What to do in the 7 days after the fair
The golden rule is speed of response. In B2B the first to follow up in a relevant way starts with an advantage, and at transport logistic, where decisions mature over the following weeks, this counts double.
- Within 24 hours: send a first personalized message to hot leads, referencing what you discussed at the stand. The qualification note and the voice note collected at the fair let you write something specific, not a copy-paste.
- Within 7 days: work the medium-priority leads with materials targeted to their transport mode or need, and arrange any calls. It’s the window when you’re still fresh in the visitor’s memory.
- Within 14 days: pick up the colder contacts and those who didn’t reply, with a different angle. By this point the competition has slowed down and you can stand out.
- Within 30 days: take stock with management. How many leads, of what quality, how many open opportunities, which hall or mode performed best. This report is also the basis for deciding whether to attend the next edition.
With the Linkly flow this playbook doesn’t start from scratch: the leads are already in the CRM, enriched and qualified, and the follow-up sequence can kick in straight away instead of waiting for the week lost typing in business cards.
Practical FAQ
How much does it cost to exhibit at transport logistic?
There’s no single price: it depends on the hall, the size of the stand, any outdoor space and the type of fit-out. As an order of magnitude for a fair of this scale in Munich, bare space alone starts at a few hundred euros per square metre, to which you add fit-out, technical services, staff and logistics; an outdoor space or a vehicle on display is a separate cost line altogether. It’s worth asking Messe München for the current price list well in advance, because the best halls fill up early.
Which is the best day to staff the stand?
Tuesday (day 2) is generally the peak and the day with the highest density of decision-makers, while Wednesday consolidates the more advanced conversations. Monday is for calibrating and Thursday brings fewer but more targeted people. In practice: cover all four days with the same discipline, but put your most senior profiles at the stand on Tuesday and Wednesday.
When should you register and arrange appointments?
As early as possible. Open the transport logistic App as soon as it’s available, complete your exhibitor profile and start setting appointments in the weeks beforehand: in Munich the diaries of international buyers fill up fast, especially for those gravitating around air cargo Europe. Arriving with part of the week already planned puts you well ahead of anyone relying on walk-up traffic alone.
How do I manage leads without collecting them on paper?

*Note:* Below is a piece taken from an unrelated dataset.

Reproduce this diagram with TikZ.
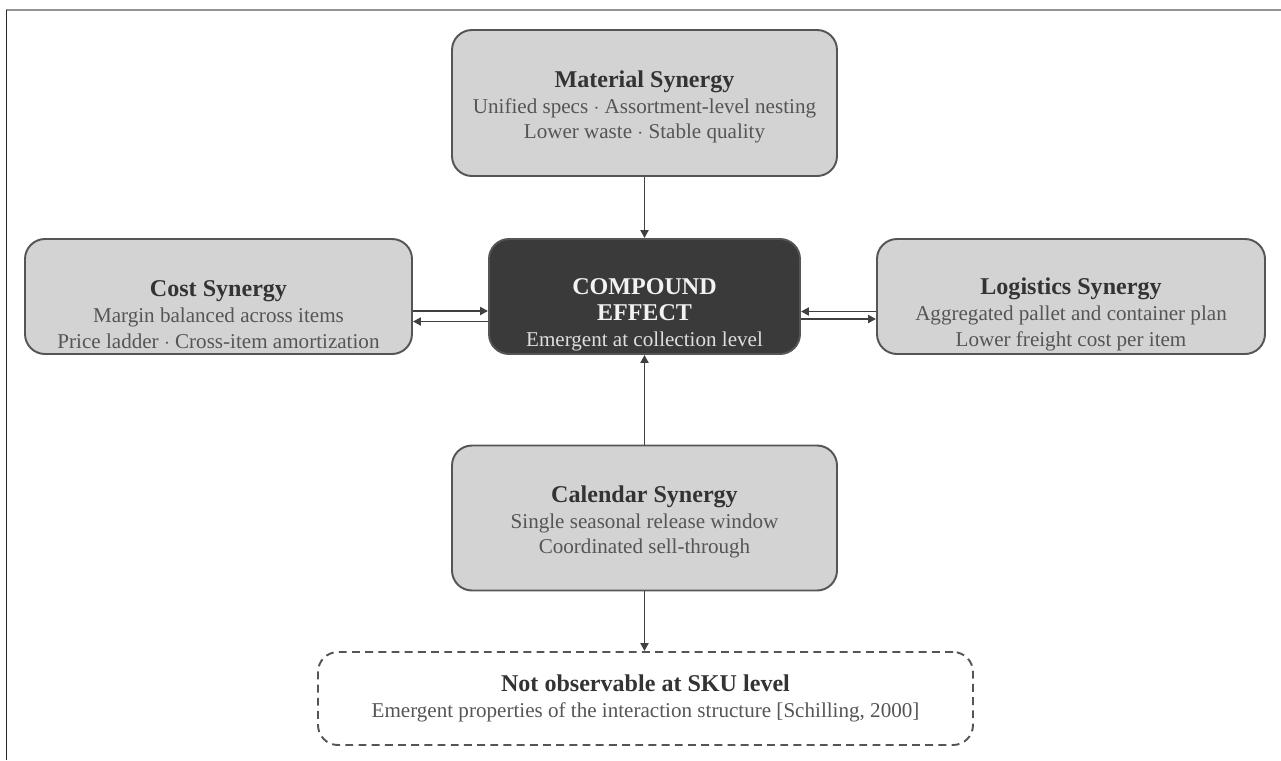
\documentclass[tikz,border=0pt]{standalone}
\usepackage{fontspec}
\usetikzlibrary{arrows.meta}
\setmainfont{Liberation Serif}
\definecolor{boxfill}{HTML}{D3D3D3}
\definecolor{boxline}{HTML}{555555}
\definecolor{corefill}{HTML}{3A3A3A}
\definecolor{txtdark}{HTML}{333333}
\definecolor{txtbody}{HTML}{555555}
\newcommand{\boxhead}[1]{{\fontsize{13.7}{14.7}\selectfont\bfseries\color{txtdark}#1}}
\newcommand{\corehead}[1]{{\fontsize{13.7}{14.7}\selectfont\bfseries\color{white!95!black}#1}}
\newcommand{\lowtop}[1]{\rule{0pt}{#1}}
\begin{document}
\begin{tikzpicture}[->,>={Triangle[length=4.5pt,width=4.5pt]},line width=1.1pt,
    synbox/.style={draw=boxline,fill=boxfill,rounded corners=0.4cm,align=center,text=txtbody,font=\fontsize{12}{14.7}\selectfont},
    corebox/.style={draw=boxline,fill=corefill,rounded corners=0.4cm,align=center,text=white!87!black,font=\fontsize{12}{14.7}\selectfont},
    notebox/.style={draw=boxline,dash pattern=on 4.5pt off 3pt,rounded corners=0.4cm,align=center,text=txtbody,font=\fontsize{12}{14.7}\selectfont},
    arr/.style={draw=black!75}]
    \useasboundingbox (0,0) rectangle (25.62,-15.2);
    % frame
    \draw[-,gray!85] (0.12,-0.2)--(25.62,-0.2);
    \draw[-,black!85] (0.13,-0.2)--(0.13,-15.2);
    % boxes
    \node[synbox,minimum width=7.70cm,minimum height=2.92cm] (mat) at (12.89,-2.06) {\lowtop{14pt}\boxhead{Material Synergy}\\Unified specs $\cdot$ Assortment-level nesting\\Lower waste $\cdot$ Stable quality};
    \node[corebox,inner ysep=0pt,minimum width=6.22cm,minimum height=2.30cm] (cen) at (12.89,-5.93) {\lowtop{30pt}\corehead{COMPOUND}\\\corehead{EFFECT}\\Emergent at collection level};
    \node[synbox,inner ysep=0pt,minimum width=7.74cm,minimum height=2.30cm] (cost) at (4.37,-5.93) {\lowtop{30pt}\boxhead{Cost Synergy}\\Margin balanced across items\\Price ladder $\cdot$ Cross-item amortization};
    \node[synbox,inner ysep=0pt,minimum width=7.76cm,minimum height=2.30cm] (log) at (21.42,-5.93) {\lowtop{30pt}\boxhead{Logistics Synergy}\\Aggregated pallet and container plan\\Lower freight cost per item};
    \node[synbox,minimum width=7.70cm,minimum height=2.90cm] (cal) at (12.89,-10.36) {\lowtop{14pt}\boxhead{Calendar Synergy}\\Single seasonal release window\\Coordinated sell-through};
    \node[notebox,minimum width=13.10cm,minimum height=1.86cm] (sku) at (12.91,-13.97) {\boxhead{Not observable at SKU level}\\Emergent properties of the interaction structure [Schilling, 2000]};
    % links
    \draw[arr] (mat.south -| cen) -- (cen.north);
    \draw[arr] (cal.north -| cen) -- (cen.south);
    \draw[arr] (cal.south -| cen) -- (sku.north -| cen);
    \draw[arr] ([yshift=-0.29cm]cost.east) -- ([yshift=-0.29cm]cen.west);
    \draw[arr] ([yshift=-0.50cm]cen.west) -- ([yshift=-0.50cm]cost.east);
    \draw[arr] ([yshift=-0.30cm]log.west) -- ([yshift=-0.30cm]cen.east);
    \draw[arr] ([yshift=-0.45cm]cen.east) -- ([yshift=-0.45cm]log.west);
\end{tikzpicture}
\end{document}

Collecting on paper or photographing business cards is the surest way to lose information: at the end of the fair you end up with piles of contacts with no context and no priority. The alternative is a single digital system for the whole stand that captures the contact, enriches it with company data, records the three qualification answers and lands it in the CRM with the event tag. That way the follow-up starts from structured data, not from the memory of whoever was at the stand.
Is it worth exhibiting if I work on a single transport mode?

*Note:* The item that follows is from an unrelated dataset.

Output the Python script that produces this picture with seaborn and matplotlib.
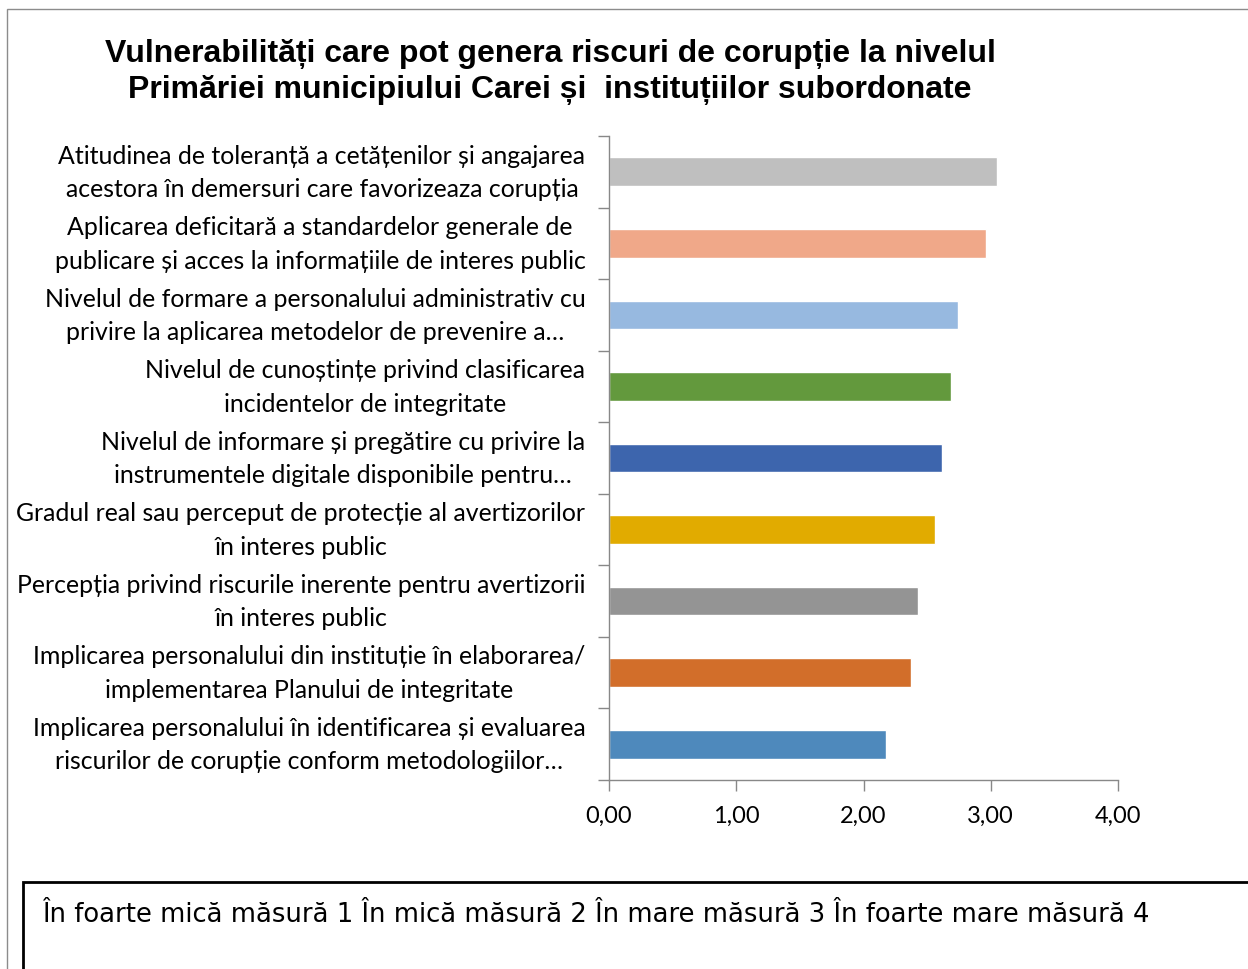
import matplotlib
matplotlib.use('Agg')
import matplotlib.pyplot as plt
import seaborn as sns
import pandas as pd
from matplotlib.patches import Rectangle
from matplotlib.ticker import FixedLocator, FuncFormatter

# categories from top to bottom, as in the chart
categories = [
    'Atitudinea de toleranță a cetățenilor și angajarea\nacestora în demersuri care favorizeaza corupția',
    'Aplicarea deficitară a standardelor generale de\npublicare și acces la informațiile de interes public',
    'Nivelul de formare a personalului administrativ cu\nprivire la aplicarea metodelor de prevenire a…',
    'Nivelul de cunoștințe privind clasificarea\nincidentelor de integritate',
    'Nivelul de informare și pregătire cu privire la\ninstrumentele digitale disponibile pentru…',
    'Gradul real sau perceput de protecție al avertizorilor\nîn interes public',
    'Percepția privind riscurile inerente pentru avertizorii\nîn interes public',
    'Implicarea personalului din instituție în elaborarea/\nimplementarea Planului de integritate',
    'Implicarea personalului în identificarea și evaluarea\nriscurilor de corupție conform metodologiilor…',
]
scores = [3.05, 2.96, 2.74, 2.69, 2.62, 2.56, 2.43, 2.37, 2.18]
bar_colors = ['#BFBFBF', '#F0A889', '#97B9E0', '#63993D', '#3D65AD',
              '#E1AB00', '#949494', '#D26E2A', '#4E89BC']
x_ticks = [0, 1, 2, 3, 4]

title = ('Vulnerabilități care pot genera riscuri de corupție la nivelul\n'
         'Primăriei municipiului Carei și  instituțiilor subordonate')
scale_note = 'În foarte mică măsură 1 În mică măsură 2 În mare măsură 3 În foarte mare măsură 4'

df = pd.DataFrame({'categorie': categories, 'scor': scores})

sns.set_theme(style='white')
plt.rcParams['font.family'] = ['Lato', 'DejaVu Sans']
plt.rcParams['text.color'] = 'black'
plt.rcParams['xtick.labelcolor'] = 'black'
plt.rcParams['ytick.labelcolor'] = 'black'

fig = plt.figure(figsize=(12.48, 9.70), dpi=100)
ax = fig.add_axes([609 / 1248, 1 - 781 / 970, (1118 - 609) / 1248, (781 - 137) / 970])

sns.barplot(data=df, x='scor', y='categorie', hue='categorie', palette=bar_colors,
            order=categories, width=0.4, legend=False, ax=ax, saturation=1)

ax.set_xlim(0, 4)
ax.set_ylim(len(categories) - 0.5, -0.5)
ax.set_xticks(x_ticks)
ax.xaxis.set_major_formatter(FuncFormatter(lambda v, p: f'{v:.2f}'.replace('.', ',')))
ax.tick_params(axis='x', direction='out', length=8, width=1, color='#888888',
               labelsize=17, pad=10, bottom=True, labelcolor='black')
ax.tick_params(axis='y', which='major', length=0, pad=17, labelsize=17.9, labelcolor='black')
ax.yaxis.set_minor_locator(FixedLocator([i - 0.5 for i in range(len(categories) + 1)]))
ax.tick_params(axis='y', which='minor', direction='out', length=8, width=1,
               color='#888888', left=True)
for lab in ax.get_yticklabels():
    lab.set_linespacing(1.55)
    lab.set_horizontalalignment('right')
    lab.set_verticalalignment('center')
    lab.set_multialignment('center')
ax.set_xlabel('')
ax.set_ylabel('')

for side in ['top', 'right']:
    ax.spines[side].set_visible(False)
for side in ['left', 'bottom']:
    ax.spines[side].set_color('#888888')
    ax.spines[side].set_linewidth(1)

fig.text(550 / 1248, 1 - 72 / 970, title, ha='center', va='center', color='black',
         fontsize=23, fontweight='bold', family='Liberation Sans', linespacing=1.27)

# outer chart frame and the note box below it
fig.patches.append(Rectangle((7 / 1248, -0.1), 1.2, 1 - 10 / 970 + 0.1,
                             transform=fig.transFigure, fill=False,
                             edgecolor='#8c8c8c', linewidth=1))
fig.patches.append(Rectangle((23 / 1248, -0.1), 1.2, 1 - 883 / 970 + 0.1,
                             transform=fig.transFigure, facecolor='white',
                             edgecolor='black', linewidth=2))
fig.text(42 / 1248, 1 - 915 / 970, scale_note, ha='left', va='center', color='black',
         fontsize=18.6, family='DejaVu Sans')

fig.savefig('out.png', dpi=100)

Yes, because transport logistic covers the entire chain, but precisely for that reason visitors arrive looking for specific solutions for their own need: road, rail, sea, air cargo, intralogistics or supply chain IT. The audience is largely made up of managers and buyers looking for specialized partners. The key is to position your message on the right mode and to qualify well whoever comes by, because the value here is not closing at the stand but getting onto the shortlists that decide in the months that follow.
Page updated ahead of the 2027 edition. For official information on dates, halls and participation terms, always refer to the official site transportlogistic.de.